**Data items**
[Start]

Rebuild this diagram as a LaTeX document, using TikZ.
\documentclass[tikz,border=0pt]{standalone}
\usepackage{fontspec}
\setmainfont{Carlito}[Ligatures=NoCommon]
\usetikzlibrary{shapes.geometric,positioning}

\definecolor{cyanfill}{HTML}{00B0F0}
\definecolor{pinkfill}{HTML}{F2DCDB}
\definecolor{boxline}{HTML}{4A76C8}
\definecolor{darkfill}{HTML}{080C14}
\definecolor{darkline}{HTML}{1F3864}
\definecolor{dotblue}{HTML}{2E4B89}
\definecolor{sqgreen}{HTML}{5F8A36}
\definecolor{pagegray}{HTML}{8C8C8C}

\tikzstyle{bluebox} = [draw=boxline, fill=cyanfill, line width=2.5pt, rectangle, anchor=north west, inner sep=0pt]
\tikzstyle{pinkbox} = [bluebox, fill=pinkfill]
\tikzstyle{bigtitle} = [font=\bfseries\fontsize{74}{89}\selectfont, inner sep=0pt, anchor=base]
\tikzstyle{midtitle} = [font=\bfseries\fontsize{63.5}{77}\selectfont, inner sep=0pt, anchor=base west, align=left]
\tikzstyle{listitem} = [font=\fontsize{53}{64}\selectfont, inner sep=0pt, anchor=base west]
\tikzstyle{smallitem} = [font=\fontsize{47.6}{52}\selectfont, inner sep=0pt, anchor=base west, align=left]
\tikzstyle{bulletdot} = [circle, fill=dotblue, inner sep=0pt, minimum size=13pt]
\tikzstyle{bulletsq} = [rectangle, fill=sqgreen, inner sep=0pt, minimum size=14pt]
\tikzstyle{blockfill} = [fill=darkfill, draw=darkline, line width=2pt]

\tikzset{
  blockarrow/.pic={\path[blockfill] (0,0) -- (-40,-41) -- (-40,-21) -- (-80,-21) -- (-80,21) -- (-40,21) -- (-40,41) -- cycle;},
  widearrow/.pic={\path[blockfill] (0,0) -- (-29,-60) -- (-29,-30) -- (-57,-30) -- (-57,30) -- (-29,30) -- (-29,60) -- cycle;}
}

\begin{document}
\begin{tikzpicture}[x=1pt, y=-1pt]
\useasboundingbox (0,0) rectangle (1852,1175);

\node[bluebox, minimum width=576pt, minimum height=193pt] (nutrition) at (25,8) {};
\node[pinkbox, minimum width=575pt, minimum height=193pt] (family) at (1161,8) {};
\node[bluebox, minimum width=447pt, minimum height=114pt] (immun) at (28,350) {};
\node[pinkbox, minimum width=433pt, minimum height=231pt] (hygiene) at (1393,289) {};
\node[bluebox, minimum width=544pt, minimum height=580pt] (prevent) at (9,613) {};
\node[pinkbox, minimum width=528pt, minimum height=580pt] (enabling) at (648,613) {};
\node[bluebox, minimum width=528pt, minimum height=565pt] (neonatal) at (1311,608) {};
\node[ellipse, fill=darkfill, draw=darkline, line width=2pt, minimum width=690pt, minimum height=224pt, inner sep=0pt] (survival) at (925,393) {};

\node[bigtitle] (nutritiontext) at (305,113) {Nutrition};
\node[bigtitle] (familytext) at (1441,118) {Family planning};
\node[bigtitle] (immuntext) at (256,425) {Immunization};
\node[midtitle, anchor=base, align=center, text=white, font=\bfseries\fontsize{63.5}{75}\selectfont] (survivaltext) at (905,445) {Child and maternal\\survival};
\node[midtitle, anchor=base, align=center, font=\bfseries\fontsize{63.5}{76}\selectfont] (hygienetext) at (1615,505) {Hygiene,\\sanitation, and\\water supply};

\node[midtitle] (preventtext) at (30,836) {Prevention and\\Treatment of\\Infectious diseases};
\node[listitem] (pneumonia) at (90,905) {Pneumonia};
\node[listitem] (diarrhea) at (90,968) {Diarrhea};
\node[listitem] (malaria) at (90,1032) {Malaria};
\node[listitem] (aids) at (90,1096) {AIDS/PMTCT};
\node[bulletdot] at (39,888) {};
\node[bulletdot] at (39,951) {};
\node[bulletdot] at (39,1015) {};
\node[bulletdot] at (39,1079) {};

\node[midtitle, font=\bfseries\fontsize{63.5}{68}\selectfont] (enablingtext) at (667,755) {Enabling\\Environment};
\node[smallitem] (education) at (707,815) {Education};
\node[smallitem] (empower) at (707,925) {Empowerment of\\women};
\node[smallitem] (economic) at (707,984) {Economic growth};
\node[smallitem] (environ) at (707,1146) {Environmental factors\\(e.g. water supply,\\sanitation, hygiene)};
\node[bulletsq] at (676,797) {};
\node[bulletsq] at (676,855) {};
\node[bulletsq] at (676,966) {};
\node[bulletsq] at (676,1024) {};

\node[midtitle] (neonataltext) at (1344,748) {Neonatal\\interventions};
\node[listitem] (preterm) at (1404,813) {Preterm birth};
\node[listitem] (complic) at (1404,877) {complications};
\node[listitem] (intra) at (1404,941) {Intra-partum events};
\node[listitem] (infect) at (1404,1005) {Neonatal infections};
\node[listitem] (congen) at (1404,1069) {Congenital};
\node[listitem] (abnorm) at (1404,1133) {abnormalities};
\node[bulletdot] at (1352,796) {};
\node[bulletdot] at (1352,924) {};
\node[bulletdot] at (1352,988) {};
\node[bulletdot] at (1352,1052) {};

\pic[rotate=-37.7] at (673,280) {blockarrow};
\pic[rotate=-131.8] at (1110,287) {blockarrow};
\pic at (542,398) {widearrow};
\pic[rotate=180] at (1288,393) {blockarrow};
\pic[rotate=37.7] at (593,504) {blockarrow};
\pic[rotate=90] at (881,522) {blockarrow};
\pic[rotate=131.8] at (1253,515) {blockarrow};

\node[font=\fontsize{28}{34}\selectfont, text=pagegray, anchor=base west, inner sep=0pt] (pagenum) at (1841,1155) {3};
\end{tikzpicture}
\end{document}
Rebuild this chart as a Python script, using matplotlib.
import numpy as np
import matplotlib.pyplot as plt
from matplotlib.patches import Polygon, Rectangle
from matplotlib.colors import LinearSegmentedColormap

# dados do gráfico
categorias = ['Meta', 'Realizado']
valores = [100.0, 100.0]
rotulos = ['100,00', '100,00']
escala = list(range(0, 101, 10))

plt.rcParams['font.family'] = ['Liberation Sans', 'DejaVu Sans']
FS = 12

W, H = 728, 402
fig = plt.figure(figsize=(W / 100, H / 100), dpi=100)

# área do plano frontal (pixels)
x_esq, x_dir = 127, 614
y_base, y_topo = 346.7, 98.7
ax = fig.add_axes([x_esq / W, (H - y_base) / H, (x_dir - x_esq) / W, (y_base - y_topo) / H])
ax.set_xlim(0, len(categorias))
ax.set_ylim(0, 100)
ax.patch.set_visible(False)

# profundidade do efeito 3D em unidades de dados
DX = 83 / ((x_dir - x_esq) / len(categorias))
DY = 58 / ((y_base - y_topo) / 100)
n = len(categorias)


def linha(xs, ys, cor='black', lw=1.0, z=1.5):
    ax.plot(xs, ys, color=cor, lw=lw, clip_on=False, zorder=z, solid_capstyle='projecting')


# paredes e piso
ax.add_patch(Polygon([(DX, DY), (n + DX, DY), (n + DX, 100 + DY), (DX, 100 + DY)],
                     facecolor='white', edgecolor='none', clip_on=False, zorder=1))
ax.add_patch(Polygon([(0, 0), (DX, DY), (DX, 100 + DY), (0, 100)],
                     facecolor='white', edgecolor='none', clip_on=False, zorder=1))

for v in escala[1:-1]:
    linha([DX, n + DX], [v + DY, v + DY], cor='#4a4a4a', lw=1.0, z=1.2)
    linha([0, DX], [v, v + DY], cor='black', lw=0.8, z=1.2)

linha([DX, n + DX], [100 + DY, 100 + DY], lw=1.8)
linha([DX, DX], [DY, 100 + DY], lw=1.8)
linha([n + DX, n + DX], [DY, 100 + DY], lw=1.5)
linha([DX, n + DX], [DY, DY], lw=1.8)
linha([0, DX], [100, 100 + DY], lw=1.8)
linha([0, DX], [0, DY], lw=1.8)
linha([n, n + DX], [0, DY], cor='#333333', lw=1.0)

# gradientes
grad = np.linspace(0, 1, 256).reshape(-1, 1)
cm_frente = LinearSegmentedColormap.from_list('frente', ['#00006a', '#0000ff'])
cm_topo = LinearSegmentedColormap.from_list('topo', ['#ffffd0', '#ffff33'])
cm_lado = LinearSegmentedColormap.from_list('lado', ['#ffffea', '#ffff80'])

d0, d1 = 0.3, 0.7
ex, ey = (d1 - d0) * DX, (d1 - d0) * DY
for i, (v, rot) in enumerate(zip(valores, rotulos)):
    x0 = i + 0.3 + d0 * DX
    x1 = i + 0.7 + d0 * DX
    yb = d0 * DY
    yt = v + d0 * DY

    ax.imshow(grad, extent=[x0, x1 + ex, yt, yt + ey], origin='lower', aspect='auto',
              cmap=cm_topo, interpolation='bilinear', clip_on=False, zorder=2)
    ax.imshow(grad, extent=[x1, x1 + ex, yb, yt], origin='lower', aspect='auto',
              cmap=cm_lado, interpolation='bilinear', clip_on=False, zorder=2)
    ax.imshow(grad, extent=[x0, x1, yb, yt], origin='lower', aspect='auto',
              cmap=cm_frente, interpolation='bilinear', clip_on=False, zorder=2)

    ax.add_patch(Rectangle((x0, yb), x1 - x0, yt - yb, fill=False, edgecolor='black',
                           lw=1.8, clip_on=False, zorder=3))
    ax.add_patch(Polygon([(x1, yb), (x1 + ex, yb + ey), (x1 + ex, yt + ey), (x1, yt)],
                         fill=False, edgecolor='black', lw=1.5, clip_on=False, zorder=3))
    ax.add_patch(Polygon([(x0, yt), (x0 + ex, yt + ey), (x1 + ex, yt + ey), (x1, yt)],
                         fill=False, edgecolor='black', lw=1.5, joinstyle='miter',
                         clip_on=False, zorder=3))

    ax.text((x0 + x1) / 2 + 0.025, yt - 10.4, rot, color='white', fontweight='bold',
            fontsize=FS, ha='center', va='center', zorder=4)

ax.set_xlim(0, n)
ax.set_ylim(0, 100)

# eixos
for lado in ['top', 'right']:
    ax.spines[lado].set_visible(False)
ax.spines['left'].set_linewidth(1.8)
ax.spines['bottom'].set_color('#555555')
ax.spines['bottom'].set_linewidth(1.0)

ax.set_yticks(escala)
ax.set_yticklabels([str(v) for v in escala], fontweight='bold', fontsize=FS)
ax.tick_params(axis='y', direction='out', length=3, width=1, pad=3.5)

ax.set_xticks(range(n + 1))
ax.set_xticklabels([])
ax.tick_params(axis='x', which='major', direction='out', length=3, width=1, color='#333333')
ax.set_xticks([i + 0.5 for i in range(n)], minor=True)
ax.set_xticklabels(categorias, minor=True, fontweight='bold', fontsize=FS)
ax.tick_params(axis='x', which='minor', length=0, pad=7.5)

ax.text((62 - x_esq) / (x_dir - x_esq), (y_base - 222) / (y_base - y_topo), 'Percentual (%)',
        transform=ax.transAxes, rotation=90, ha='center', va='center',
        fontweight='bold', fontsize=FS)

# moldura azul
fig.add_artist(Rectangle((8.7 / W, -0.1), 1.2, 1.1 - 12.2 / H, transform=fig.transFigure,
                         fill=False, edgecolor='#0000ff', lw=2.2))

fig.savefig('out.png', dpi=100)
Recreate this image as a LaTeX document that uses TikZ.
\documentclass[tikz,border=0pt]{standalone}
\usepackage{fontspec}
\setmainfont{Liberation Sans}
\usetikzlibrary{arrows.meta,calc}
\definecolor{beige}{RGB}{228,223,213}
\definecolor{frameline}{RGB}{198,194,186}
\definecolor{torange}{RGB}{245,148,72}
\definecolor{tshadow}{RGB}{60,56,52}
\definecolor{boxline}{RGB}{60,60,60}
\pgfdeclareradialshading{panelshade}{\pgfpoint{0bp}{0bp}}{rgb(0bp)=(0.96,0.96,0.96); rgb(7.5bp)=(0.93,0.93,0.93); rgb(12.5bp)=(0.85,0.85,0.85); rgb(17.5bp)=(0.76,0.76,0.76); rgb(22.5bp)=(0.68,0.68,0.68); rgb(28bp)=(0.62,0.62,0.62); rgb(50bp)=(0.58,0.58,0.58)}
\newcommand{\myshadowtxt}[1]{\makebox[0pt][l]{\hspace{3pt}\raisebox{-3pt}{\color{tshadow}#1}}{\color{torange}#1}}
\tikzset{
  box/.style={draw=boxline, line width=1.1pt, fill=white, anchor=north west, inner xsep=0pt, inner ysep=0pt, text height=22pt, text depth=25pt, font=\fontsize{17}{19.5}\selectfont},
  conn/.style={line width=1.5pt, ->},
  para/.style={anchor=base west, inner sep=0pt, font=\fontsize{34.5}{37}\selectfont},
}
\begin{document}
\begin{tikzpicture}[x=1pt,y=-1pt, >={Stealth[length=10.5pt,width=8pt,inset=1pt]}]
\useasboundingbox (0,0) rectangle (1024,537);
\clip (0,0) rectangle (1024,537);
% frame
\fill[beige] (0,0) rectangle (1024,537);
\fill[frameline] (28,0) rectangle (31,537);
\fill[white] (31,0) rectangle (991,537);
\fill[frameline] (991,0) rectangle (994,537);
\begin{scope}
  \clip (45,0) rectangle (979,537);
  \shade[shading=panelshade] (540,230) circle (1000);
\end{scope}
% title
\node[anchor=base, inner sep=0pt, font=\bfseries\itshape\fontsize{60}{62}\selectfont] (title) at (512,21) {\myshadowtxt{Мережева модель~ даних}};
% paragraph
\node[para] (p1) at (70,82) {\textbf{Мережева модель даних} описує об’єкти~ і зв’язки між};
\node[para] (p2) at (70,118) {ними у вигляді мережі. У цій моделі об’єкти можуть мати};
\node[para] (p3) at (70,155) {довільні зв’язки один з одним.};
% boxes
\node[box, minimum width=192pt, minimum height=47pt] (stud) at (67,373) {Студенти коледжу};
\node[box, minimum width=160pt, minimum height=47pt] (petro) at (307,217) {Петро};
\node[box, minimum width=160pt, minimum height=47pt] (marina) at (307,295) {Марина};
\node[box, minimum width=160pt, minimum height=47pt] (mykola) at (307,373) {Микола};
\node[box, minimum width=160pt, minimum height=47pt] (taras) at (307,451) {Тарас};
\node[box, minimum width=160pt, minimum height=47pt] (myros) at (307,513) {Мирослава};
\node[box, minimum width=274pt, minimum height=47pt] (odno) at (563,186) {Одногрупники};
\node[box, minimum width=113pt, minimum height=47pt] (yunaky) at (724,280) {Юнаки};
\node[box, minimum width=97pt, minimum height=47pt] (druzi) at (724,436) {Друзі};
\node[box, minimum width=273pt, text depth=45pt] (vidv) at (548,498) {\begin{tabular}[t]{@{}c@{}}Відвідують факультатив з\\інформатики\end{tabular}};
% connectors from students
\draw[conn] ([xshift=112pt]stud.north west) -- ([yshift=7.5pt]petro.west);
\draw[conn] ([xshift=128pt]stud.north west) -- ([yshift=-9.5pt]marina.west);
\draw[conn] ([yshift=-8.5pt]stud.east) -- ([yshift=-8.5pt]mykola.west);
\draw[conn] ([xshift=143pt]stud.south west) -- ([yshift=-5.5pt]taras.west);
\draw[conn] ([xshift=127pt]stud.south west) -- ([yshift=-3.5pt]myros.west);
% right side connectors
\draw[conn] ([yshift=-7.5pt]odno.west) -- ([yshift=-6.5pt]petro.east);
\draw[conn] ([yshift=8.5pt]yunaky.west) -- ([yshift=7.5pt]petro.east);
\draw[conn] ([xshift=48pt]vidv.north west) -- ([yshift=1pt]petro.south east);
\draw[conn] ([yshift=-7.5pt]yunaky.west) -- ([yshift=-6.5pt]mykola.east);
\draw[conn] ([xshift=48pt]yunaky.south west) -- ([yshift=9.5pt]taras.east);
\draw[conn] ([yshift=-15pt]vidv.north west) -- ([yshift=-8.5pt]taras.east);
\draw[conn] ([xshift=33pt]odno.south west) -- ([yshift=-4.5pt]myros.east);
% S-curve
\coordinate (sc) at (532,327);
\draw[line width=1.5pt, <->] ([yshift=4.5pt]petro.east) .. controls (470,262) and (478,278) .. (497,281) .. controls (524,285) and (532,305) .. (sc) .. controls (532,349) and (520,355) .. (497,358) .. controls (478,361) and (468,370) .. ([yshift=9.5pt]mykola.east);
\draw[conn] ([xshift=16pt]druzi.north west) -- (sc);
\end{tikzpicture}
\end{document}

[End]

**The exercise**
Return only the part of the records above that opens with the line containing "Rebuild this chart" and closes with the line containing "escala = list(range(0, 101, 10))", ends included.

**Expected answer**
Rebuild this chart as a Python script, using matplotlib.
import numpy as np
import matplotlib.pyplot as plt
from matplotlib.patches import Polygon, Rectangle
from matplotlib.colors import LinearSegmentedColormap

# dados do gráfico
categorias = ['Meta', 'Realizado']
valores = [100.0, 100.0]
rotulos = ['100,00', '100,00']
escala = list(range(0, 101, 10))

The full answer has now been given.